Sunday, May 10, 2009
Photograph
I am looking at what I consider a very striking and revealing photograph. Not only is it conceptually and aesthetically pleasing but it reminds me of events that caused untold financial damage. It’s a picture I took in New York City, in 1997, of two buildings that, it subsequently dawned on me, house two financial companies that are now notorious for losing billions of dollars for their clients. One of those firms is no longer in business because of the extent of its wrongdoing.
It is said that a picture is worth a thousand words. This one certainly is because of what it also inadvertently represents. I took the picture while waiting for a bus. It's a photo of two imposing buildings juxtaposing one other, the Citigroup Center on Lexington Avenue and the so-called Lipstick Building on Third Avenue. (It was nicknamed the Lipstick because of its color and resemblance to a lipstick container.) The Citgroup building, in the foreground, stands about ten stories above the ground on four columns and a central core, creating an open space beneath it's towering fifty stories above. (In the photo I just captured two columns and the lighted underside of its fifty stories above.) The open space created by the columns acted like a window through which I could see the Lipstick Building behind. It’s really a striking composition of two contrasting architectural structures. I obviously was enamored with the view, hence my taking the picture, and for the fact that I like tall buildings. There is also a kind of irony about the picture in that it shows two very solid structures that housed two firms whose foundations later turned to sand.

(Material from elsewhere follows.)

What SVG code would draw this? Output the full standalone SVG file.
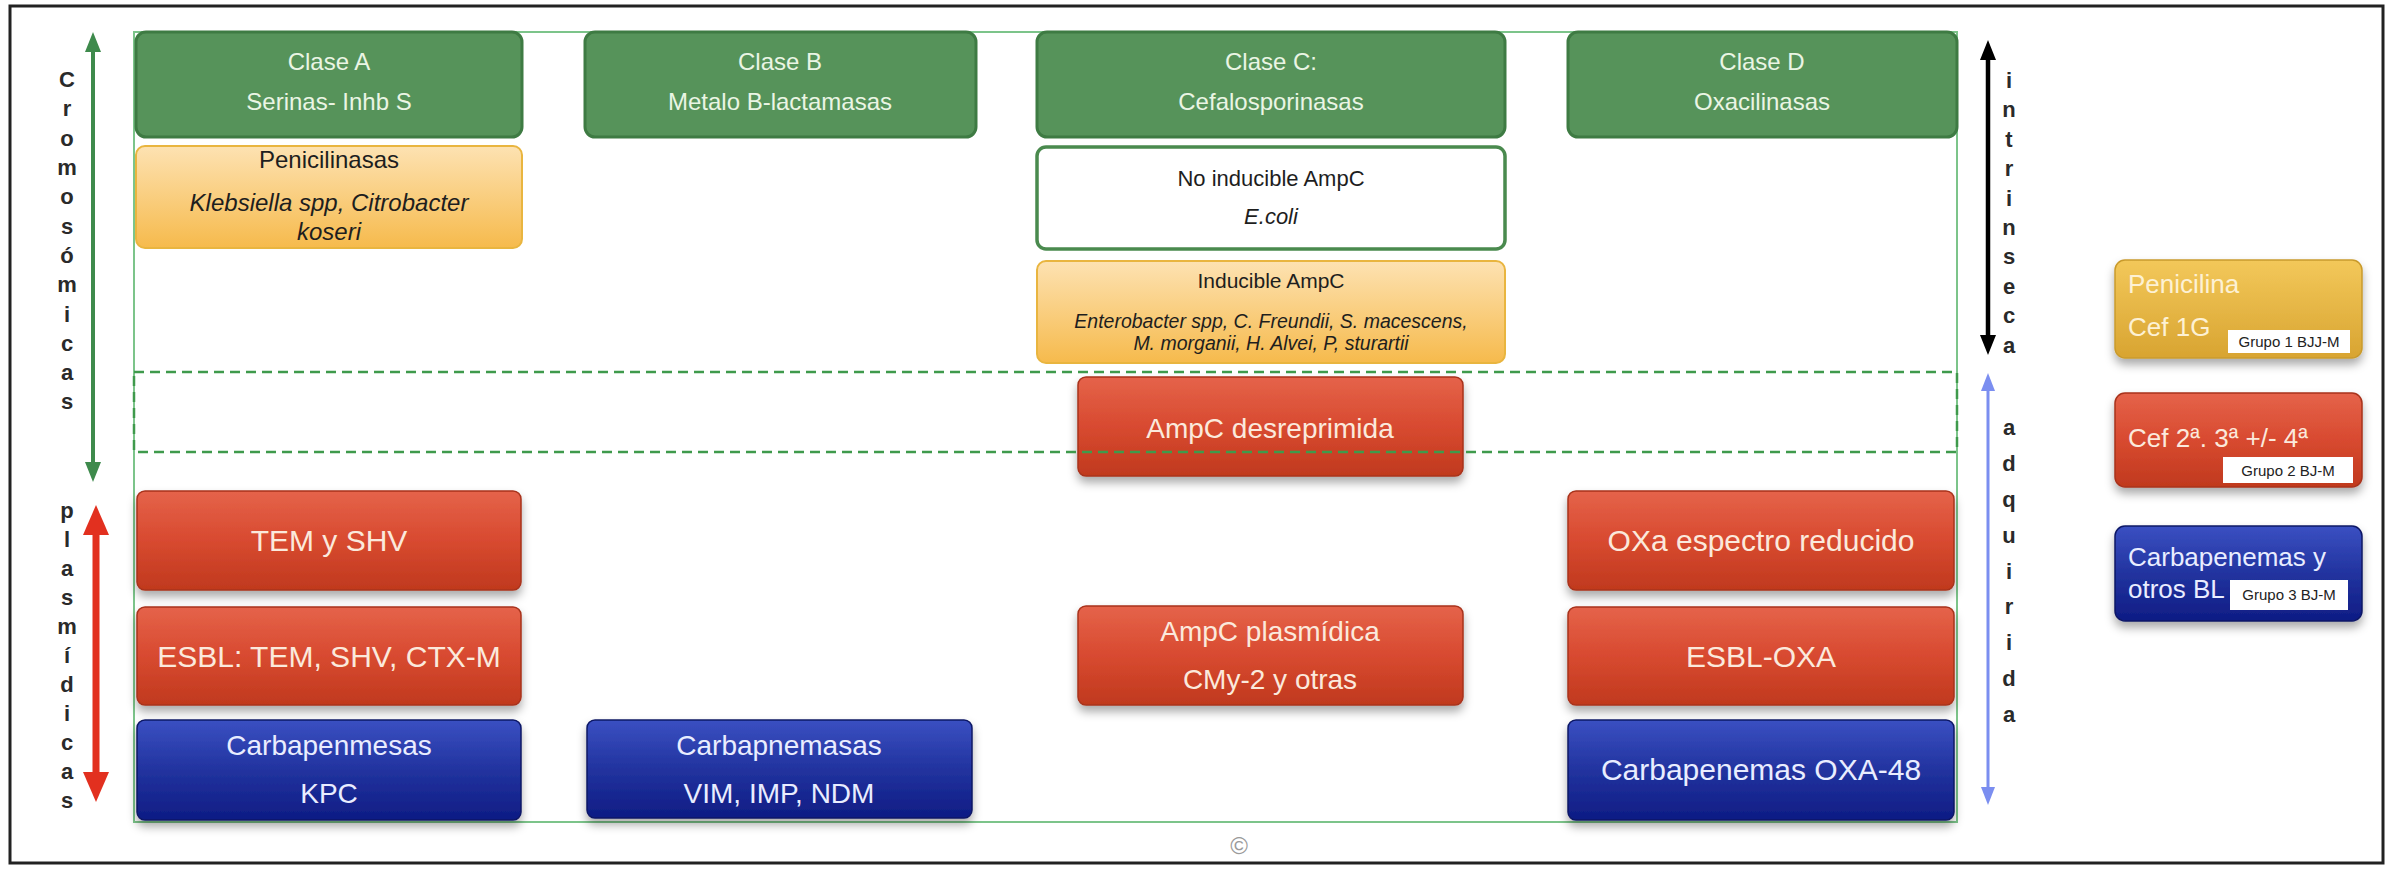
<svg xmlns="http://www.w3.org/2000/svg" width="2392" height="871" viewBox="0 0 2392 871">
<style>
text{font-family:"Liberation Sans",Arial,sans-serif;text-anchor:middle}
.gbox{fill:#56935a;stroke:#3e7b43;stroke-width:3}
.gt{fill:#eaf5e4;font-size:24px}
.obox{fill:url(#gOrange);stroke:#e9b53f;stroke-width:2}
.wbox{fill:#ffffff;stroke:#4a8a4e;stroke-width:3.5}
.dk{fill:#1e1e1e}
.it{font-style:italic}
.rbox{fill:url(#gRed);stroke:#a8331b;stroke-width:1.5;filter:url(#sh)}
.bbox{fill:url(#gBlue);stroke:#0c1766;stroke-width:1.5;filter:url(#sh)}
.ybox{fill:url(#gGold);stroke:#c99a2c;stroke-width:1.5;filter:url(#sh)}
.rt{fill:#fbe9dc;font-size:28px}
.bt{fill:#e9edff;font-size:28px}
.big{font-size:30px}
.lt{font-size:26px;text-anchor:start}
.tag{fill:#ffffff}
.tagt{fill:#222;font-size:15px;font-family:"Liberation Sans",Arial,sans-serif}
.vl{font-size:22px;font-weight:bold;fill:#2a2a2a}
</style>
<defs>
<linearGradient id="gRed" x1="0" y1="0" x2="0" y2="1"><stop offset="0" stop-color="#e5634a"/><stop offset="0.5" stop-color="#d84a30"/><stop offset="1" stop-color="#c0391e"/></linearGradient>
<linearGradient id="gBlue" x1="0" y1="0" x2="0" y2="1"><stop offset="0" stop-color="#3a50c2"/><stop offset="0.5" stop-color="#22339f"/><stop offset="1" stop-color="#0e1c84"/></linearGradient>
<linearGradient id="gOrange" x1="0" y1="0" x2="0" y2="1"><stop offset="0" stop-color="#fde2b2"/><stop offset="1" stop-color="#f6ba4c"/></linearGradient>
<linearGradient id="gGold" x1="0" y1="0" x2="0" y2="1"><stop offset="0" stop-color="#f3c85a"/><stop offset="1" stop-color="#d8a431"/></linearGradient>
<filter id="sh" x="-10%" y="-20%" width="120%" height="150%"><feDropShadow dx="0" dy="6" stdDeviation="5" flood-color="#000" flood-opacity="0.33"/></filter>
<marker id="ahG" markerUnits="userSpaceOnUse" viewBox="0 0 20 16" markerWidth="20" markerHeight="16" refX="9" refY="8" orient="auto-start-reverse"><path d="M0,0 L20,8 L0,16 z" fill="#3e8a4c"/></marker>
<marker id="ahR" markerUnits="userSpaceOnUse" viewBox="0 0 30 26" markerWidth="30" markerHeight="26" refX="12" refY="13" orient="auto-start-reverse"><path d="M0,0 L30,13 L0,26 z" fill="#e2301f"/></marker>
<marker id="ahK" markerUnits="userSpaceOnUse" viewBox="0 0 20 16" markerWidth="20" markerHeight="16" refX="9" refY="8" orient="auto-start-reverse"><path d="M0,0 L20,8 L0,16 z" fill="#000"/></marker>
<marker id="ahB" markerUnits="userSpaceOnUse" viewBox="0 0 18 14" markerWidth="18" markerHeight="14" refX="8" refY="7" orient="auto-start-reverse"><path d="M0,0 L18,7 L0,14 z" fill="#7b8ef0"/></marker>
</defs>

<rect x="10" y="6" width="2373" height="857" fill="#ffffff" stroke="#222" stroke-width="3"/>

<g id="frame">
<rect x="134" y="32" width="1823" height="790" fill="none" stroke="#7cc48a" stroke-width="2"/>
</g>

<g id="clase-a"><rect class="gbox" x="136" y="32" width="386" height="105" rx="10"/>
<text class="gt" x="329" y="70">Clase A</text><text class="gt" x="329" y="110">Serinas- Inhb S</text></g>
<g id="clase-b"><rect class="gbox" x="585" y="32" width="391" height="105" rx="10"/>
<text class="gt" x="780" y="70">Clase B</text><text class="gt" x="780" y="110">Metalo B-lactamasas</text></g>
<g id="clase-c"><rect class="gbox" x="1037" y="32" width="468" height="105" rx="10"/>
<text class="gt" x="1271" y="70">Clase C:</text><text class="gt" x="1271" y="110">Cefalosporinasas</text></g>
<g id="clase-d"><rect class="gbox" x="1568" y="32" width="389" height="105" rx="10"/>
<text class="gt" x="1762" y="70">Clase D</text><text class="gt" x="1762" y="110">Oxacilinasas</text></g>

<g id="penicilinasas"><rect class="obox" x="136" y="146" width="386" height="102" rx="9"/>
<text class="dk" x="329" y="168" font-size="24">Penicilinasas</text>
<text class="dk it" x="329" y="211" font-size="24">Klebsiella spp, Citrobacter</text>
<text class="dk it" x="329" y="240" font-size="24">koseri</text></g>

<g id="no-inducible"><rect class="wbox" x="1037" y="147" width="468" height="102" rx="9"/>
<text class="dk" x="1271" y="186" font-size="22">No inducible AmpC</text>
<text class="dk it" x="1271" y="224" font-size="22">E.coli</text></g>

<g id="inducible"><rect class="obox" x="1037" y="261" width="468" height="102" rx="9"/>
<text class="dk" x="1271" y="288" font-size="21">Inducible AmpC</text>
<text class="dk it" x="1271" y="328" font-size="19.5">Enterobacter spp, C. Freundii, S. macescens,</text>
<text class="dk it" x="1271" y="350" font-size="19.5">M. morganii, H. Alvei, P, sturartii</text></g>

<g id="ampc-desreprimida"><rect class="rbox" x="1078" y="377" width="385" height="99" rx="8"/>
<text class="rt" x="1270" y="438" font-size="33">AmpC desreprimida</text></g>

<g id="dashed-band">
<rect x="134" y="372" width="1823" height="80" fill="none" stroke="#3f9a4c" stroke-width="2.5" stroke-dasharray="10 6"/>
</g>

<g id="tem-shv"><rect class="rbox" x="137" y="491" width="384" height="99" rx="8"/>
<text class="rt big" x="329" y="551">TEM y SHV</text></g>
<g id="esbl"><rect class="rbox" x="137" y="607" width="384" height="98" rx="8"/>
<text class="rt big" x="329" y="667">ESBL: TEM, SHV, CTX-M</text></g>
<g id="kpc"><rect class="bbox" x="137" y="720" width="384" height="100" rx="8"/>
<text class="bt" x="329" y="755">Carbapenmesas</text><text class="bt" x="329" y="803">KPC</text></g>

<g id="vim"><rect class="bbox" x="587" y="720" width="385" height="98" rx="8"/>
<text class="bt" x="779" y="755">Carbapnemasas</text><text class="bt" x="779" y="803">VIM, IMP, NDM</text></g>

<g id="ampc-plasmidica"><rect class="rbox" x="1078" y="606" width="385" height="99" rx="8"/>
<text class="rt" x="1270" y="641">AmpC plasmídica</text><text class="rt" x="1270" y="689">CMy-2 y otras</text></g>

<g id="oxa-reducido"><rect class="rbox" x="1568" y="491" width="386" height="99" rx="8"/>
<text class="rt big" x="1761" y="551">OXa espectro reducido</text></g>
<g id="esbl-oxa"><rect class="rbox" x="1568" y="607" width="386" height="98" rx="8"/>
<text class="rt big" x="1761" y="667">ESBL-OXA</text></g>
<g id="oxa-48"><rect class="bbox" x="1568" y="720" width="386" height="100" rx="8"/>
<text class="bt big" x="1761" y="780">Carbapenemas OXA-48</text></g>

<g id="connectors">
<line x1="93" y1="43" x2="93" y2="471" stroke="#3e8a4c" stroke-width="4" marker-start="url(#ahG)" marker-end="url(#ahG)"/>
<line x1="96" y1="523" x2="96" y2="784" stroke="#e2301f" stroke-width="7" marker-start="url(#ahR)" marker-end="url(#ahR)"/>
<line x1="1988" y1="51" x2="1988" y2="344" stroke="#000" stroke-width="4.5" marker-start="url(#ahK)" marker-end="url(#ahK)"/>
<line x1="1988" y1="383" x2="1988" y2="795" stroke="#7b8ef0" stroke-width="3" marker-start="url(#ahB)" marker-end="url(#ahB)"/>
</g>

<g id="label-cromosomicas"><text class="vl">
<tspan x="67" y="87">C</tspan><tspan x="67" y="116">r</tspan><tspan x="67" y="146">o</tspan><tspan x="67" y="175">m</tspan><tspan x="67" y="204">o</tspan><tspan x="67" y="234">s</tspan><tspan x="67" y="263">ó</tspan><tspan x="67" y="292">m</tspan><tspan x="67" y="322">i</tspan><tspan x="67" y="351">c</tspan><tspan x="67" y="380">a</tspan><tspan x="67" y="409">s</tspan>
</text></g>
<g id="label-plasmidicas"><text class="vl">
<tspan x="67" y="518">p</tspan><tspan x="67" y="547">l</tspan><tspan x="67" y="576">a</tspan><tspan x="67" y="605">s</tspan><tspan x="67" y="634">m</tspan><tspan x="67" y="663">í</tspan><tspan x="67" y="692">d</tspan><tspan x="67" y="721">i</tspan><tspan x="67" y="750">c</tspan><tspan x="67" y="779">a</tspan><tspan x="67" y="808">s</tspan>
</text></g>
<g id="label-intrinseca"><text class="vl">
<tspan x="2009" y="88">i</tspan><tspan x="2009" y="117">n</tspan><tspan x="2009" y="147">t</tspan><tspan x="2009" y="176">r</tspan><tspan x="2009" y="206">i</tspan><tspan x="2009" y="235">n</tspan><tspan x="2009" y="264">s</tspan><tspan x="2009" y="294">e</tspan><tspan x="2009" y="323">c</tspan><tspan x="2009" y="353">a</tspan>
</text></g>
<g id="label-adquirida"><text class="vl">
<tspan x="2009" y="435">a</tspan><tspan x="2009" y="471">d</tspan><tspan x="2009" y="507">q</tspan><tspan x="2009" y="543">u</tspan><tspan x="2009" y="579">i</tspan><tspan x="2009" y="614">r</tspan><tspan x="2009" y="650">i</tspan><tspan x="2009" y="686">d</tspan><tspan x="2009" y="722">a</tspan>
</text></g>

<g id="legend-grupo1"><rect class="ybox" x="2115" y="260" width="247" height="98" rx="10"/>
<text class="lt" x="2128" y="293" fill="#fdf1d4">Penicilina</text>
<text class="lt" x="2128" y="336" fill="#fdf1d4">Cef 1G</text>
<rect class="tag" x="2228" y="330" width="122" height="23"/>
<text class="tagt" x="2289" y="347">Grupo 1 BJJ-M</text></g>

<g id="legend-grupo2"><rect class="rbox" x="2115" y="393" width="247" height="94" rx="10"/>
<text class="lt" x="2128" y="447" fill="#fbe9dc">Cef 2ª. 3ª +/- 4ª</text>
<rect class="tag" x="2223" y="457" width="130" height="26"/>
<text class="tagt" x="2288" y="476">Grupo 2 BJ-M</text></g>

<g id="legend-grupo3"><rect class="bbox" x="2115" y="526" width="247" height="95" rx="10"/>
<text class="lt" x="2128" y="566" fill="#e9edff">Carbapenemas y</text>
<text class="lt" x="2128" y="598" fill="#e9edff">otros BL</text>
<rect class="tag" x="2230" y="580" width="118" height="30"/>
<text class="tagt" x="2289" y="600">Grupo 3 BJ-M</text></g>

<g id="copyright"><text x="1239" y="854" font-size="24" fill="#9a9a9a">©</text></g>
</svg>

As I said, what makes the photograph also noteworthy is that it captures two buildings that housed firms that were instrumental in bringing unprecedented financial turmoil, inflicting much pain on individuals and institutions that invested with them. The most notorious of the two companies is Madoff Securities which operated from the Lipstick Building. Bernie Madoff, its president, is now infamous, and in jail, for perpetrating the largest Ponzi, pyramid scheme in history. Citigroup is famous for being one of the largest participants in the subprime financial market, which contributed to an unprecedented real estate bubble that eventually exploded. What also sunk both firms is the ethos of the day, and that they got ensnared in exotic financial instruments and the extreme leveraging of capital that had been sweeping the financial markets.
In a sense I find it extraordinary and poignant that I have this picture of two of New York’s most famous and noted buildings, historically and architecturally. They are not only famous for their design and presence but for the two firms they housed, two firms that embodied much of the excesses of capitalism that eventually overwhelmed America, New York City and the world.
Subscribe to:
Post Comments (Atom)
1 comment:
Great post! I once lived in Clinton, Mississippi where Worldcom was based. Looking at that beautiful building gave me a very similar feeling. It is almost as if these buildings were castles housing CEOs that were Kings and employees that were subjects. There is something very medieval about all of this. History truly repeats itself.